Près de 30.000 commandes ont été effectuées sur les bornes en 2016 et ce nombre avec les services de click and collect devrait être multiplié par deux ou trois cette année. En 2016, le chiffre d’affaires additionnel généré par ces services est estimé à 2%. Et le chiffre réalisé sur les bornes, réattribué aux magasins par le siège, devrait encore augmenter.

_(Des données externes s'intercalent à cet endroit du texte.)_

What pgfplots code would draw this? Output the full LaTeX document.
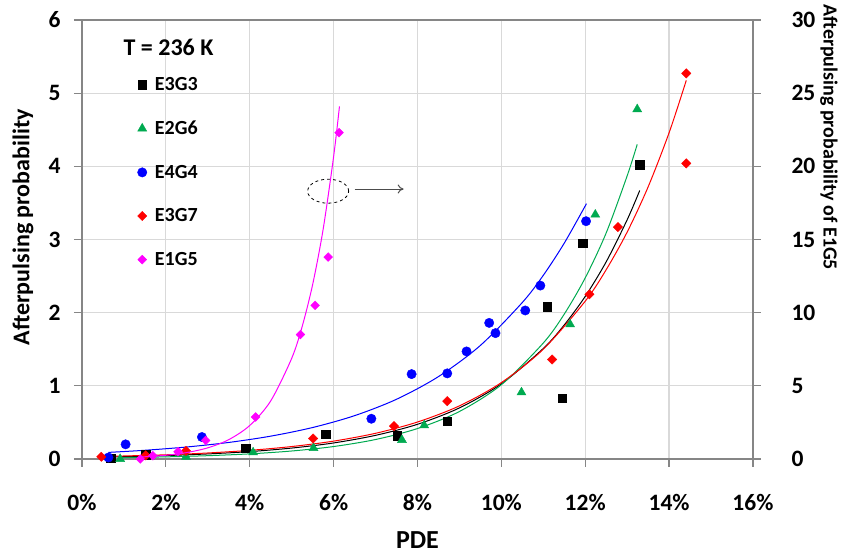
\documentclass[border=0pt]{standalone}
\usepackage{pgfplots}
\pgfplotsset{compat=1.18}
\usepackage{pgfplotstable}
\usepackage{fontspec}
\setmainfont{Carlito}
\usetikzlibrary{arrows.meta}

\definecolor{cgreen}{RGB}{0,170,80}
\definecolor{cgrid}{RGB}{217,217,217}
\definecolor{caxis}{RGB}{134,134,134}
\definecolor{cmag}{RGB}{255,0,255}
\definecolor{cblue}{RGB}{0,0,255}
\definecolor{cred}{RGB}{255,0,0}

% ---- data (x in %) ----
\pgfplotstableread{
x y
0.68 0.01
1.52 0.06
3.90 0.146
5.81 0.34
7.52 0.32
8.71 0.52
11.10 2.08
11.45 0.83
11.94 2.95
13.30 4.02
}\EthreeGthree
\pgfplotstableread{
x y
0.91 0.00
2.48 0.03
4.08 0.09
5.52 0.15
7.63 0.26
8.16 0.46
10.48 0.91
11.64 1.84
12.24 3.34
13.24 4.78
}\EtwoGsix
\pgfplotstableread{
x y
0.63 0.02
1.04 0.20
2.86 0.30
6.90 0.55
7.86 1.16
8.71 1.17
9.17 1.47
9.71 1.86
9.86 1.72
10.57 2.03
10.93 2.37
12.02 3.25
}\EfourGfour
\pgfplotstableread{
x y
0.46 0.03
1.52 0.05
2.48 0.11
5.51 0.28
7.44 0.45
8.71 0.79
11.21 1.36
12.10 2.25
12.78 3.17
14.41 5.27
14.41 4.04
}\EthreeGseven
\pgfplotstableread{
x y
1.39 0.00
1.69 0.22
2.29 0.50
2.95 1.27
4.14 2.87
5.21 8.50
5.56 10.50
5.87 13.80
6.13 22.30
}\EoneGfive

% ---- trend curves ----
\pgfplotstableread{
x y
0.68 0.028
2 0.047
3 0.069
4 0.101
5 0.149
6 0.219
7 0.323
8 0.474
9 0.698
10 1.027
11 1.510
11.5 1.832
12 2.222
12.5 2.695
13 3.269
13.3 3.67
}\fitEthreeGthree
\pgfplotstableread{
x y
0.91 0.018
2 0.029
3 0.045
4 0.070
5 0.109
6 0.170
7 0.266
8 0.416
9 0.649
10 1.015
11 1.585
11.5 1.98
12 2.475
12.5 3.09
13 3.87
13.24 4.30
}\fitEtwoGsix
\pgfplotstableread{
x y
0.63 0.090
1.5 0.119
2.5 0.164
3.5 0.226
4.5 0.312
5.5 0.430
6.5 0.592
7.5 0.816
8.5 1.126
9.5 1.552
10.5 2.139
11.0 2.51
11.5 2.95
12.03 3.49
}\fitEfourGfour
\pgfplotstableread{
x y
0.46 0.033
2 0.057
3 0.082
4 0.118
5 0.170
6 0.244
7 0.351
8 0.505
9 0.726
10 1.044
11 1.500
12 2.157
12.5 2.587
13 3.101
13.5 3.719
14 4.459
14.41 5.175
}\fitEthreeGseven
\pgfplotstableread{
x y
1.39 0.130
2 0.254
2.5 0.439
3 0.762
3.5 1.321
4 2.289
4.5 3.967
5 6.876
5.25 9.05
5.5 11.92
5.75 15.69
6 20.66
6.14 24.10
}\fitEoneGfive

\pgfplotsset{
  base/.style={
    scale only axis, width=671pt, height=439pt,
    xmin=0, xmax=16,
    /pgf/number format/assume math mode=true,
    tick align=outside, major tick length=8pt,
    tick style={caxis, line width=1.2pt},
    axis line style={caxis, line width=1.2pt},
    tick label style={font=\fontsize{23.5}{27}\selectfont\bfseries, text=black},
  },
}

\begin{document}
\begin{tikzpicture}
\begin{axis}[base,
  ymin=0, ymax=6, ytick={0,1,...,6},
  xtick={0,2,...,16},
  xticklabel={\pgfmathprintnumber{\tick}\%},
  xtick pos=bottom, ytick pos=left,
  grid=major, grid style={cgrid, line width=1.2pt},
  xticklabel style={anchor=center, yshift=-36pt},
  yticklabel style={anchor=east, xshift=-10pt},
  xlabel={PDE},
  xlabel style={font=\fontsize{26}{30}\selectfont\bfseries, at={(rel axis cs:0.5,0)}, anchor=center, yshift=-81pt},
  ylabel={Afterpulsing probability},
  ylabel style={font=\fontsize{24}{28}\selectfont\bfseries, at={([xshift=-59pt]rel axis cs:0,0.528)}, anchor=center},
  legend style={at={(rel axis cs:0.078,0.879)}, anchor=north west, draw=none, fill=none,
    font=\fontsize{20}{24}\selectfont\bfseries, row sep=25pt, column sep=6pt},
  legend cell align=left,
]
\addplot[black, line width=1pt, smooth, forget plot] table {\fitEthreeGthree};
\addplot[cgreen, line width=1pt, smooth, forget plot] table {\fitEtwoGsix};
\addplot[cblue, line width=1pt, smooth, forget plot] table {\fitEfourGfour};
\addplot[cred, line width=1pt, smooth, forget plot] table {\fitEthreeGseven};

\addplot[only marks, mark=square*, mark size=4.2pt, color=black] table {\EthreeGthree};
\addlegendentry{E3G3}
\addplot[only marks, mark=triangle*, mark size=5.2pt, color=cgreen] table {\EtwoGsix};
\addlegendentry{E2G6}
\addplot[only marks, mark=*, mark size=4.7pt, color=cblue] table {\EfourGfour};
\addlegendentry{E4G4}
\addplot[only marks, mark=square*, mark size=3.3pt, mark options={rotate=45}, color=cred] table {\EthreeGseven};
\addlegendentry{E3G7}
\addlegendimage{only marks, mark=square*, mark size=3.1pt, mark options={rotate=45}, color=cmag}
\addlegendentry{E1G5}

\node[font=\fontsize{24}{28}\selectfont\bfseries] at (rel axis cs:0.129,0.9385) {T = 236 K};
\draw[black, dashed, line width=0.8pt] (axis cs:5.87,3.66) ellipse [x radius=20.5pt, y radius=12pt];
\draw[black!70, line width=1pt, -{To[length=6pt,width=9pt]}] (axis cs:6.5,3.69) -- (axis cs:7.67,3.69);
\end{axis}

\begin{axis}[base,
  ymin=0, ymax=30, ytick={0,5,...,30},
  axis x line=none, axis y line*=right,
  yticklabel style={anchor=west, xshift=27pt},
  clip=false,
]
\addplot[cmag, line width=1pt, smooth] table {\fitEoneGfive};
\addplot[only marks, mark=square*, mark size=3.1pt, mark options={rotate=45}, color=cmag] table {\EoneGfive};
\node[font=\fontsize{20}{24}\selectfont\bfseries, rotate=-90, anchor=center] at ([xshift=76pt]rel axis cs:1,0.733) {Afterpulsing probability of E1G5};
\end{axis}

\path (current axis.south west) ++(-82pt,-95pt) coordinate (bbA);
\path (current axis.north east) ++(88pt,20pt) coordinate (bbB);
\path (bbA) rectangle (bbB);
\end{tikzpicture}
\end{document}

Le distributeur teste par ailleurs, dans une vingtaine de point de vente, une nouvelle application toujours développée avec Improveeze mais disponible cette fois sur les smartphones Androïd des vendeurs. « Nous avons commencé il y a un mois dans trois magasins pilotes et avons sollicité les vendeurs sur ce qu’il fallait embarquer dans cette application », précise Stéphane Marthe. En plus de l’accès au catalogue, le service permet de passer commande et d’identifier les clients. « La relation n’est pas la même qu’avec les bornes. Cette fois le vendeur est face à son client. La solution appuie son discours ». D’autres développements sont envisagés notamment d’encaissement en mobilité. « Le travail de recrutement pour notre base de données se fait aussi au niveau des magasins, grâce aux vendeurs et les smartphones devraient les aider dans leur démarche». Un programme de fidélité a également été mis en place avec l’éditeur Cylande qui déploie actuellement sa solution de gestion de point de vente dans tout le réseau. L’enseigne a également commencé à travailler cet été avec la solution de ciblage de fichier Tinyclues pour optimiser ses campagnes de marketing direct.

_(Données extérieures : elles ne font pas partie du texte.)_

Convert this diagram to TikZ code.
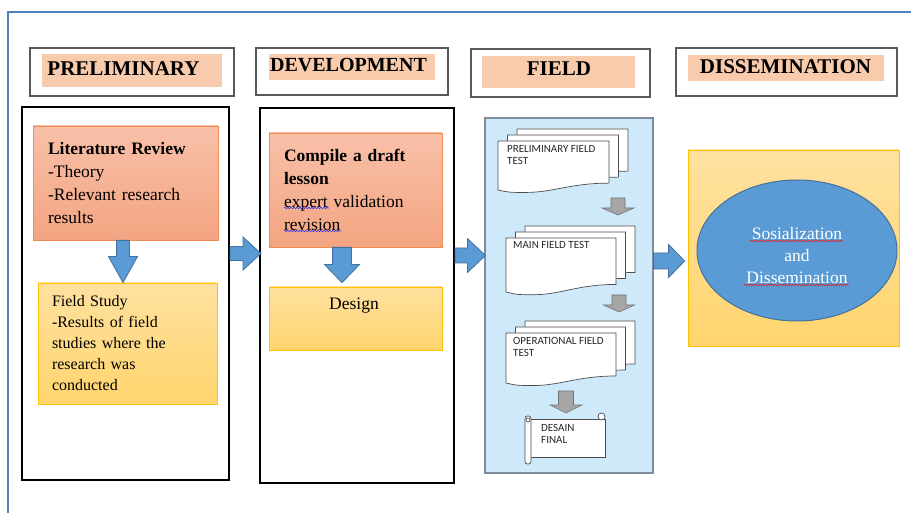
\documentclass[tikz,border=0pt]{standalone}
\usepackage{fontspec}
\setmainfont{Liberation Serif}
\newfontfamily\docfont{Carlito}
\usetikzlibrary{shapes.geometric,calc,decorations.pathmorphing}

\definecolor{frameblue}{RGB}{79,129,189}
\definecolor{peach}{RGB}{248,203,173}
\definecolor{salmontop}{RGB}{248,192,168}
\definecolor{salmonbot}{RGB}{244,165,130}
\definecolor{salmonline}{RGB}{240,140,80}
\definecolor{yellowtop}{RGB}{255,225,160}
\definecolor{yellowbot}{RGB}{255,213,110}
\definecolor{yellowline}{RGB}{255,192,0}
\definecolor{fieldblue}{RGB}{206,234,250}
\definecolor{fieldline}{RGB}{127,140,155}
\definecolor{arrowblue}{RGB}{91,155,213}
\definecolor{arrowline}{RGB}{65,113,156}
\definecolor{arrowgray}{RGB}{166,166,166}
\definecolor{hdrgray}{RGB}{89,89,89}
\definecolor{spellblue}{RGB}{60,60,230}
\definecolor{spellred}{RGB}{220,30,30}

% block arrows: style, start, tip, shaft half, head half, head length
\newcommand{\varrow}[6]{%
  \draw[#1] let \p1=(#2), \p2=(#3) in
    (\x1-#4,\y1) -- (\x1-#4,\y2+#6) -- (\x1-#5,\y2+#6) -- (\x1,\y2)
    -- (\x1+#5,\y2+#6) -- (\x1+#4,\y2+#6) -- (\x1+#4,\y1) -- cycle;}
\newcommand{\harrow}[6]{%
  \draw[#1] let \p1=(#2), \p2=(#3) in
    (\x1,\y1-#4) -- (\x2-#6,\y1-#4) -- (\x2-#6,\y1-#5) -- (\x2,\y1)
    -- (\x2-#6,\y1+#5) -- (\x2-#6,\y1+#4) -- (\x1,\y1+#4) -- cycle;}
% one page with a wavy bottom: x, y, w, h
\newcommand{\docpage}[4]{%
  \filldraw[docline] (#1,#2) -- (#1+#3,#2) -- (#1+#3,#2+0.86*#4)
    .. controls (#1+0.65*#3,#2+0.86*#4) and (#1+0.5*#3,#2+1.05*#4) .. (#1+0.25*#3,#2+1.05*#4)
    .. controls (#1+0.1*#3,#2+1.05*#4) .. (#1,#2+#4) -- cycle;}
\newcommand{\docstack}[4]{%
  \docpage{#1+19}{#2-12}{#3}{#4}
  \docpage{#1+9.5}{#2-6}{#3}{#4}
  \docpage{#1}{#2}{#3}{#4}}

\begin{document}
\begin{tikzpicture}[x=1pt,y=-1pt,
  hdrframe/.style={draw=hdrgray, line width=1.2pt, fill=white, inner sep=0pt},
  hdrfill/.style={fill=peach, inner sep=0pt},
  hdrtext/.style={font=\fontsize{21}{25}\selectfont\bfseries, inner sep=0pt, anchor=base},
  column/.style={draw=black, line width=2pt, inner sep=0pt},
  salmonbox/.style={top color=salmontop, bottom color=salmonbot, draw=salmonline, line width=0.8pt},
  yellowbox/.style={top color=yellowtop, bottom color=yellowbot, draw=yellowline, line width=0.8pt},
  bodytext/.style={align=left, inner xsep=15pt},
  bluearrow/.style={fill=arrowblue, draw=arrowline, line width=0.8pt},
  grayarrow/.style={fill=arrowgray, draw=black!55, line width=0.6pt},
  docline/.style={fill=white, draw=black!70, line width=0.7pt},
  doctext/.style={font=\docfont\fontsize{11}{11.5}\selectfont, text=black!85, align=left, inner sep=0pt, anchor=north west},
  spell/.style={decorate, decoration={snake, amplitude=0.8pt, segment length=3pt}, line width=0.6pt}
]
\useasboundingbox (0,0) rectangle (911,513);
\fill[white] (0,0) rectangle (911,513);
\draw[frameblue, line width=2pt] (911,12) -- (8,12) -- (8,513);

% headers
\node[hdrframe, minimum width=204pt, minimum height=48pt] (hpre) at (132,72) {};
\node[hdrfill, minimum width=180pt, minimum height=33pt] (fpre) at (132,70.5) {};
\node[hdrtext] (tpre) at (123.5,76) {PRELIMINARY};
\node[hdrframe, minimum width=192pt, minimum height=47pt] (hdev) at (352,71.5) {};
\node[hdrfill, minimum width=166pt, minimum height=26pt] (fdev) at (352,67) {};
\node[hdrtext, font=\fontsize{20}{24}\selectfont\bfseries] (tdev) at (348.5,72) {DEVELOPMENT};
\node[hdrframe, minimum width=179pt, minimum height=48pt] (hfld) at (560.5,73) {};
\node[hdrfill, minimum width=153pt, minimum height=32pt] (ffld) at (558.5,72) {};
\node[hdrtext] (tfld) at (559,76) {FIELD};
\node[hdrframe, minimum width=221pt, minimum height=48pt] (hdis) at (786.5,72) {};
\node[hdrfill, minimum width=196pt, minimum height=26pt] (fdis) at (786,68) {};
\node[hdrtext] (tdis) at (785.5,74) {DISSEMINATION};

% preliminary
\node[column, minimum width=207pt, minimum height=373pt] (prel) at (125.5,293.5) {};
\node[salmonbox, bodytext, text width=155pt, minimum width=185pt, minimum height=114pt,
  font=\fontsize{17.5}{23}\selectfont] (lit) at (125.5,183)
  {\textbf{Literature Review}\\-Theory\\-Relevant research\\results};
\node[yellowbox, bodytext, inner xsep=14pt, text width=151pt, minimum width=179pt, minimum height=121pt,
  font=\fontsize{16}{21}\selectfont] (fs) at (127.5,343.5)
  {Field Study\\-Results of field\\studies where the\\research was\\conducted};
\varrow{bluearrow}{[xshift=-2.5pt]lit.south}{fs.north}{6.5pt}{14.5pt}{26pt}

% development
\node[column, minimum width=194pt, minimum height=375pt] (dev) at (357,295.5) {};
\node[salmonbox, bodytext, text width=143pt, minimum width=173pt, minimum height=114pt,
  font=\fontsize{17.5}{23}\selectfont] (cmp) at (355.5,190)
  {\textbf{Compile a draft}\\\textbf{lesson}\\expert validation\\revision};
\draw[spellblue, spell] (284,208) -- (329,208);
\draw[spellblue, spell] (284,231) -- (341,231);
\node[yellowbox, minimum width=173pt, minimum height=63pt] (des) at (355.5,318.5) {};
\node[font=\fontsize{17.5}{21}\selectfont, anchor=base, inner sep=0pt] (destxt) at (354,310) {Design};
\varrow{bluearrow}{[xshift=-13.5pt]cmp.south}{[yshift=4pt]des.north}{9.5pt}{17.5pt}{18pt}

% field
\node[fill=fieldblue, draw=fieldline, line width=1.2pt, inner sep=0pt,
  minimum width=168pt, minimum height=355pt] (fld) at (569,295.5) {};
\docstack{498}{141}{111}{49}
\node[doctext] (pft) at (507,145.5) {PRELIMINARY FIELD\\TEST};
\docstack{506}{238}{110}{54}
\node[doctext] (mft) at (513,241.5) {MAIN FIELD TEST};
\docstack{506}{333}{110}{50}
\node[doctext] (oft) at (513,337.5) {OPERATIONAL FIELD\\TEST};
\coordinate (g1a) at (618,198); \coordinate (g1b) at (618,215);
\coordinate (g2a) at (619,295); \coordinate (g2b) at (619,312);
\coordinate (g3a) at (566,391); \coordinate (g3b) at (566,413);
\varrow{grayarrow}{g1a}{g1b}{7pt}{16pt}{7pt}
\varrow{grayarrow}{g2a}{g2b}{7pt}{15.5pt}{7pt}
\varrow{grayarrow}{g3a}{g3b}{7.5pt}{16pt}{8pt}
% scroll
\filldraw[docline] (528,419) rectangle (605,457);
\filldraw[docline, rounded corners=2.5pt] (525,416) rectangle (531,464);
\draw[docline] (528,420) circle (2pt);
\filldraw[docline] (601.5,416.5) circle (3.5pt);
\node[doctext] (dsf) at (541,424.5) {DESAIN\\FINAL};

% dissemination
\node[yellowbox, minimum width=211pt, minimum height=196pt] (dis) at (793.5,248) {};
\node[ellipse, fill=arrowblue, draw=arrowline, line width=1pt,
  minimum width=200pt, minimum height=141pt] (sos) at (797,250.5) {};
\node[text=white, align=center, font=\fontsize{17.5}{22}\selectfont] (sostxt) at ([yshift=-5pt]sos.center)
  {Sosialization\\and\\Dissemination};
\draw[spellred, spell] (750,241) -- (843,241);
\draw[spellred, spell] (744,285) -- (849,285);

% arrows between stages
\harrow{bluearrow}{[yshift=40pt]prel.east}{[xshift=2pt]dev.west}{7pt}{16.5pt}{18pt}
\harrow{bluearrow}{[yshift=40pt]dev.east}{[xshift=1pt]fld.west}{7.5pt}{17pt}{18pt}
\harrow{bluearrow}{[yshift=34.5pt]fld.east}{[xshift=-3pt]dis.west}{8pt}{16.5pt}{16pt}
\end{tikzpicture}
\end{document}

Pour opérer tous ces changements, King Jouet a adopté la méthode agile, accompagné par Hardis Conseil. L’éditeur, qui équipe son entrepôt avec son WMS, propose un « sprint 0 » dont les objectifs, tels qu’il les définit, sont de « démarrer rapidement sur un cas concret, procéder au cadrage fonctionnel, ergonomique, technique du projet, démontrer l’efficacité du dispositif agile mis en place et livrer rapidement un premier prototype ». Tous les services de King Jouet sont aujourd’hui concernés par ces nouvelles méthodes et incités à basculer dans ce mode projet. « Nous servons de pilote en interne sur la méthode agile pour irradier tous les services», note Stéphane Marthe qui a intégré le comité de direction il y a six mois et est entouré d’une équipe de dix personnes. Le responsable s’entretient aussi chaque semaine avec la direction des systèmes d’information qui prend les décisions sur tous les sujets plus technologiques, comme le développement du réseau wifi en magasin. Un service indispensable pour faire fonctionner l’application sur les smartphones des vendeurs.